* BEGIN *

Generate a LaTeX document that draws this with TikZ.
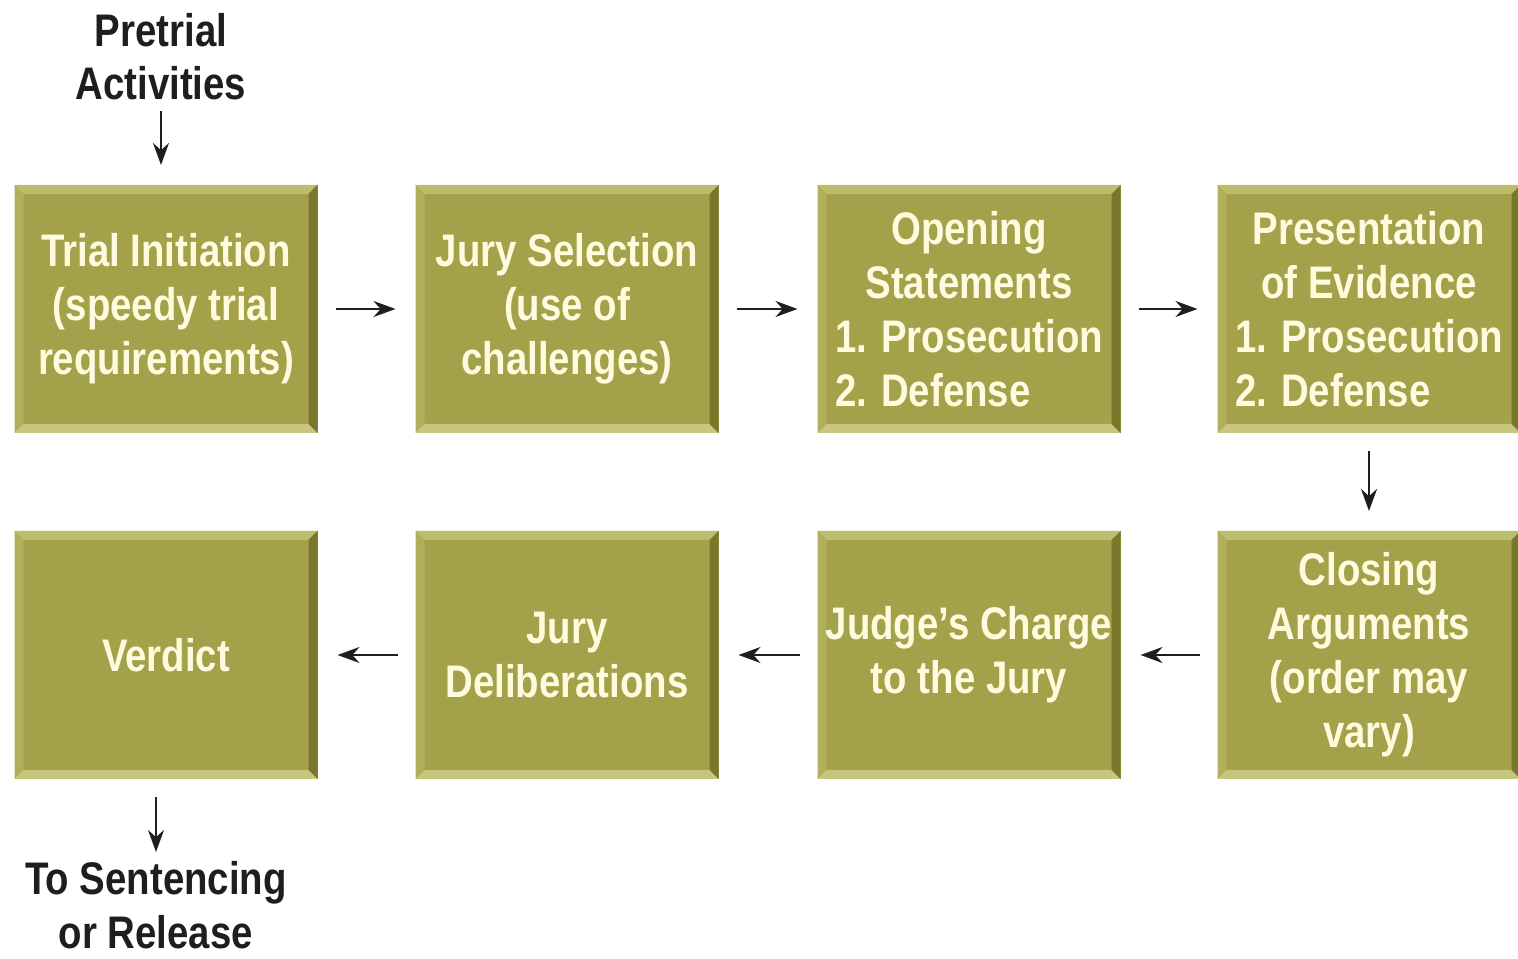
\documentclass[tikz,border=0pt]{standalone}
\usepackage{fontspec}
\setmainfont{Liberation Sans}[FakeStretch=0.84]
\usepackage{calc}
\usetikzlibrary{arrows.meta,positioning}

\definecolor{stagefill}{RGB}{163,162,74}
\definecolor{bevtop}{RGB}{190,189,110}
\definecolor{bevleft}{RGB}{176,175,90}
\definecolor{bevright}{RGB}{120,119,44}
\definecolor{bevbottom}{RGB}{200,198,126}
\definecolor{stagetext}{RGB}{255,251,222}
\definecolor{inktext}{RGB}{30,30,30}

\newcommand{\bev}{0.09cm}
\newcommand{\pdlist}{1. Prosecution\\\makebox[\widthof{1. Prosecution}][l]{2. Defense}}

\tikzset{
  stage/.style={minimum width=3.03cm, minimum height=2.48cm, inner sep=0pt,
    outer sep=0pt, align=center, text=stagetext, fill=stagefill,
    font=\bfseries\fontsize{13}{15.4}\selectfont,
    path picture={
      \path (path picture bounding box.north west) coordinate (nw)
            (path picture bounding box.north east) coordinate (ne)
            (path picture bounding box.south east) coordinate (se)
            (path picture bounding box.south west) coordinate (sw);
      \fill[bevtop] (nw) -- (ne) -- ([shift={(-\bev,-\bev)}]ne) -- ([shift={(\bev,-\bev)}]nw) -- cycle;
      \fill[bevleft] (nw) -- (sw) -- ([shift={(\bev,\bev)}]sw) -- ([shift={(\bev,-\bev)}]nw) -- cycle;
      \fill[bevbottom] (sw) -- (se) -- ([shift={(-\bev,\bev)}]se) -- ([shift={(\bev,\bev)}]sw) -- cycle;
      \fill[bevright] (ne) -- (se) -- ([shift={(-\bev,\bev)}]se) -- ([shift={(-\bev,-\bev)}]ne) -- cycle;
    }},
  outer/.style={inner sep=0pt, align=center, text=inktext,
    font=\bfseries\fontsize{13}{15.2}\selectfont},
  flow/.style={-{Stealth[length=2.2mm,width=1.6mm]}, line width=0.6pt,
    draw=inktext, shorten <=0.18cm, shorten >=0.2cm},
}

\begin{document}
\begin{tikzpicture}
\useasboundingbox (0,0) rectangle (15.18,9.58);

% top row
\node[stage] (init) at (1.66,6.49) {Trial Initiation\\(speedy trial\\requirements)};
\node[stage, right=0.98cm of init] (jury) {Jury Selection\\(use of\\challenges)};
\node[stage, right=0.99cm of jury] (open) {Opening\\Statements\\\pdlist};
\node[stage, right=0.97cm of open] (evid) {Presentation\\of Evidence\\\pdlist};

% bottom row
\node[stage, below=0.98cm of evid] (close) {Closing\\Arguments\\(order may\\vary)};
\node[stage, left=0.97cm of close] (charge) {Judge's Charge\\to the Jury};
\node[stage, left=0.99cm of charge] (delib) {Jury\\Deliberations};
\node[stage, left=0.98cm of delib] (verdict) {Verdict};

% outside labels
\node[outer, anchor=south] (pre) at (1.61,8.57) {Pretrial\\Activities};
\node[outer, anchor=north] (out) at (1.56,0.97) {To Sentencing\\or Release};

% connectors
\draw[flow, shorten <=0.1cm] (pre.south) -- (pre.south |- init.north);
\draw[flow] (init) -- (jury);
\draw[flow] (jury) -- (open);
\draw[flow] (open) -- (evid);
\draw[flow] (evid) -- (close);
\draw[flow] (close) -- (charge);
\draw[flow] (charge) -- (delib);
\draw[flow] (delib) -- (verdict);
\draw[flow, shorten >=0.09cm] (out.north |- verdict.south) -- (out.north);
\end{tikzpicture}
\end{document}
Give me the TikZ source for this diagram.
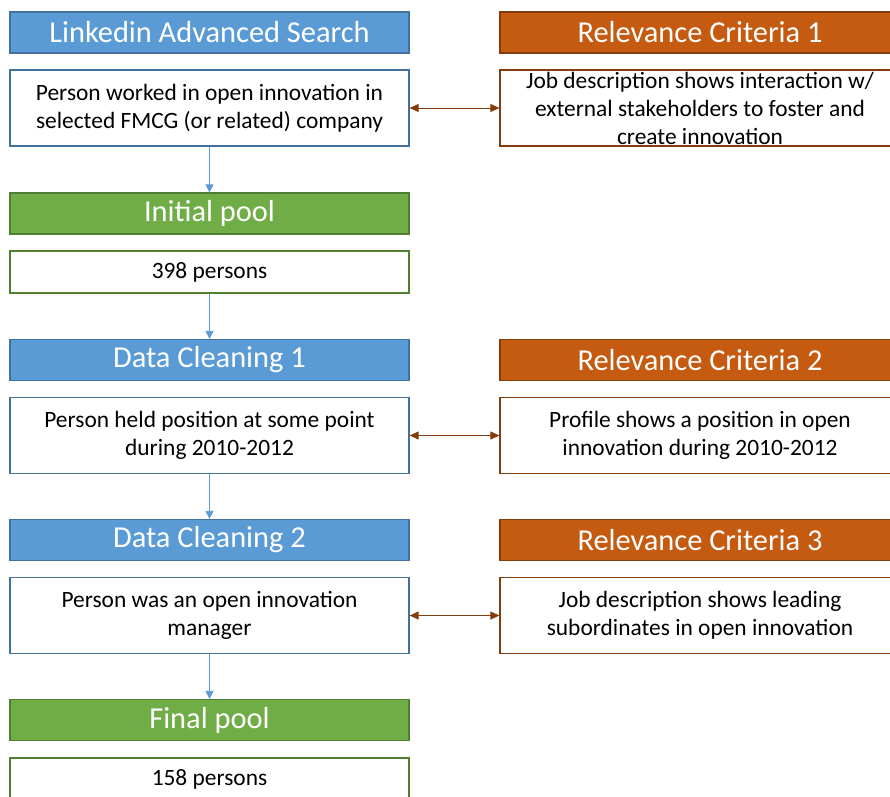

* END *

#### Problem description
Repeat the full listing above exactly, with no pictures in the copy.

#### Written response
Generate a LaTeX document that draws this with TikZ.
\documentclass[tikz,border=0pt]{standalone}
\usepackage{fontspec}
\setmainfont{Liberation Sans}[FakeStretch=0.84]
\usepackage{calc}
\usetikzlibrary{arrows.meta,positioning}

\definecolor{stagefill}{RGB}{163,162,74}
\definecolor{bevtop}{RGB}{190,189,110}
\definecolor{bevleft}{RGB}{176,175,90}
\definecolor{bevright}{RGB}{120,119,44}
\definecolor{bevbottom}{RGB}{200,198,126}
\definecolor{stagetext}{RGB}{255,251,222}
\definecolor{inktext}{RGB}{30,30,30}

\newcommand{\bev}{0.09cm}
\newcommand{\pdlist}{1. Prosecution\\\makebox[\widthof{1. Prosecution}][l]{2. Defense}}

\tikzset{
  stage/.style={minimum width=3.03cm, minimum height=2.48cm, inner sep=0pt,
    outer sep=0pt, align=center, text=stagetext, fill=stagefill,
    font=\bfseries\fontsize{13}{15.4}\selectfont,
    path picture={
      \path (path picture bounding box.north west) coordinate (nw)
            (path picture bounding box.north east) coordinate (ne)
            (path picture bounding box.south east) coordinate (se)
            (path picture bounding box.south west) coordinate (sw);
      \fill[bevtop] (nw) -- (ne) -- ([shift={(-\bev,-\bev)}]ne) -- ([shift={(\bev,-\bev)}]nw) -- cycle;
      \fill[bevleft] (nw) -- (sw) -- ([shift={(\bev,\bev)}]sw) -- ([shift={(\bev,-\bev)}]nw) -- cycle;
      \fill[bevbottom] (sw) -- (se) -- ([shift={(-\bev,\bev)}]se) -- ([shift={(\bev,\bev)}]sw) -- cycle;
      \fill[bevright] (ne) -- (se) -- ([shift={(-\bev,\bev)}]se) -- ([shift={(-\bev,-\bev)}]ne) -- cycle;
    }},
  outer/.style={inner sep=0pt, align=center, text=inktext,
    font=\bfseries\fontsize{13}{15.2}\selectfont},
  flow/.style={-{Stealth[length=2.2mm,width=1.6mm]}, line width=0.6pt,
    draw=inktext, shorten <=0.18cm, shorten >=0.2cm},
}

\begin{document}
\begin{tikzpicture}
\useasboundingbox (0,0) rectangle (15.18,9.58);

% top row
\node[stage] (init) at (1.66,6.49) {Trial Initiation\\(speedy trial\\requirements)};
\node[stage, right=0.98cm of init] (jury) {Jury Selection\\(use of\\challenges)};
\node[stage, right=0.99cm of jury] (open) {Opening\\Statements\\\pdlist};
\node[stage, right=0.97cm of open] (evid) {Presentation\\of Evidence\\\pdlist};

% bottom row
\node[stage, below=0.98cm of evid] (close) {Closing\\Arguments\\(order may\\vary)};
\node[stage, left=0.97cm of close] (charge) {Judge's Charge\\to the Jury};
\node[stage, left=0.99cm of charge] (delib) {Jury\\Deliberations};
\node[stage, left=0.98cm of delib] (verdict) {Verdict};

% outside labels
\node[outer, anchor=south] (pre) at (1.61,8.57) {Pretrial\\Activities};
\node[outer, anchor=north] (out) at (1.56,0.97) {To Sentencing\\or Release};

% connectors
\draw[flow, shorten <=0.1cm] (pre.south) -- (pre.south |- init.north);
\draw[flow] (init) -- (jury);
\draw[flow] (jury) -- (open);
\draw[flow] (open) -- (evid);
\draw[flow] (evid) -- (close);
\draw[flow] (close) -- (charge);
\draw[flow] (charge) -- (delib);
\draw[flow] (delib) -- (verdict);
\draw[flow, shorten >=0.09cm] (out.north |- verdict.south) -- (out.north);
\end{tikzpicture}
\end{document}
Give me the TikZ source for this diagram.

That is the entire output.